鈴駒さんの頭を1度だけ撫でて、ベッドルームに向かいました。
しかし、ベッドルームに続く扉は、私が手を掛ける直前で内側から開けられます。
向こう側、ええ、つまり、ベッドルームの内側ですね。そこに立っていらっしゃったのは、また、面識のない、男の方。
「‥‥美しい」
開口一番、お世辞ですか?
男性がお顔を近付けて来られるので、私は否応なしに後退りながら、確認のために質問しました。
『鈴木さん、ですね。はじめまして。
紗々と申します。
早速ですが、蔵馬さまの容態を‥‥えっと…手を放して頂けます?』
いつの間にか鈴木さんに握られていた両手に、思わず苦笑。
鈴木さんは「おっと、失礼」なんて仰いますが、本当にそう思っていらっしゃるのか、疑問です。
鈴木さんは、閉まり掛けた扉を再び開けて、私を招き入れました。
背後を振り返ってみましたが、皆さんは入ってこないようです。
きっと、ご自分の役割を各々自覚していらっしゃるのでしょう。
私は、広いベッドに、お独りで横たわる蔵馬さまに、視線を落としました。
横たわる蔵馬さまは、それはそれは酷い状態。
外傷こそ少ないものの、お顔色は真っ青ですし、何より、シーツから出た腕はひんやりと冷たい。
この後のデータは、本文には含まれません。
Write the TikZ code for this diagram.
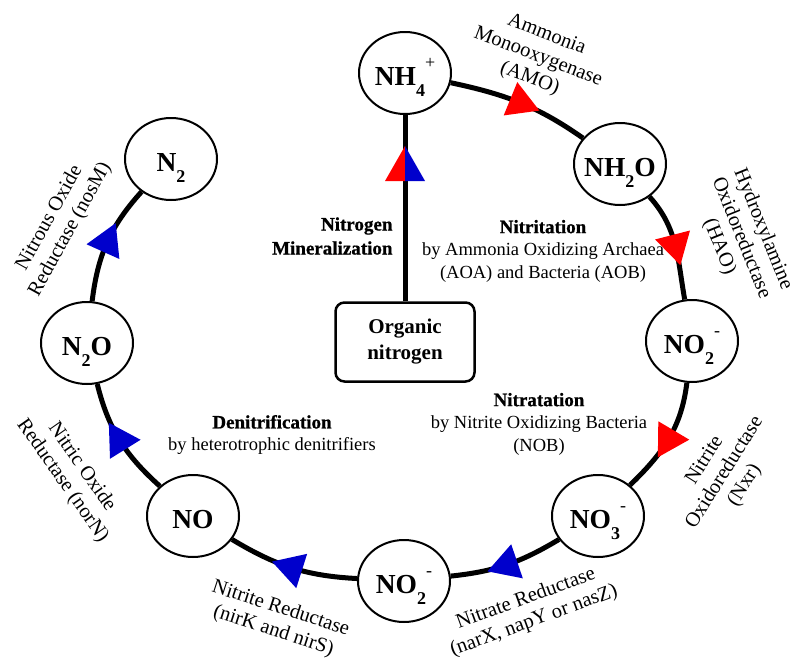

その腕に刺さる輸液のカテーテルが、なんとも痛々しく映ります。
脈拍も浅く速く、苦しそう。
「さっきまで意識はあったのだが、ずっと紗々さんのことを気に掛けていましたよ」
『そうですか。
お相手は、どちらの方か分かりまして?』
大体、予想はつきますが。
「前軍事総長、鯱の部下だった者でした」
ほらね、やっぱり。
「本来なら、勝てない相手ではないのですが‥‥」
それも、予想はしております。
『毒、ですね?』
「ええ。よくお分かりで」
蔵馬さまの状態は、毒によるショック症状。
それに、あの男の部下ですもの。
「それと、貴女のことが気掛かりで、集中出来なかったのもあります」
鈴木さんの意外な言葉に、私は瞳を大きくして見せてから、軽く睨み付けます。
『不摂生がたたったのでは?働きすぎだったんですよ』
「まぁ、それもありますね」鈴木さんは否定せず、肩を竦めました。
『まあ、とにかく、使われた毒が、私の時と同じものなら、治療法がないわけではありません』
私は一度、鈴木さんにそう微笑むと、彼を促して、ベッドルームを後にしました。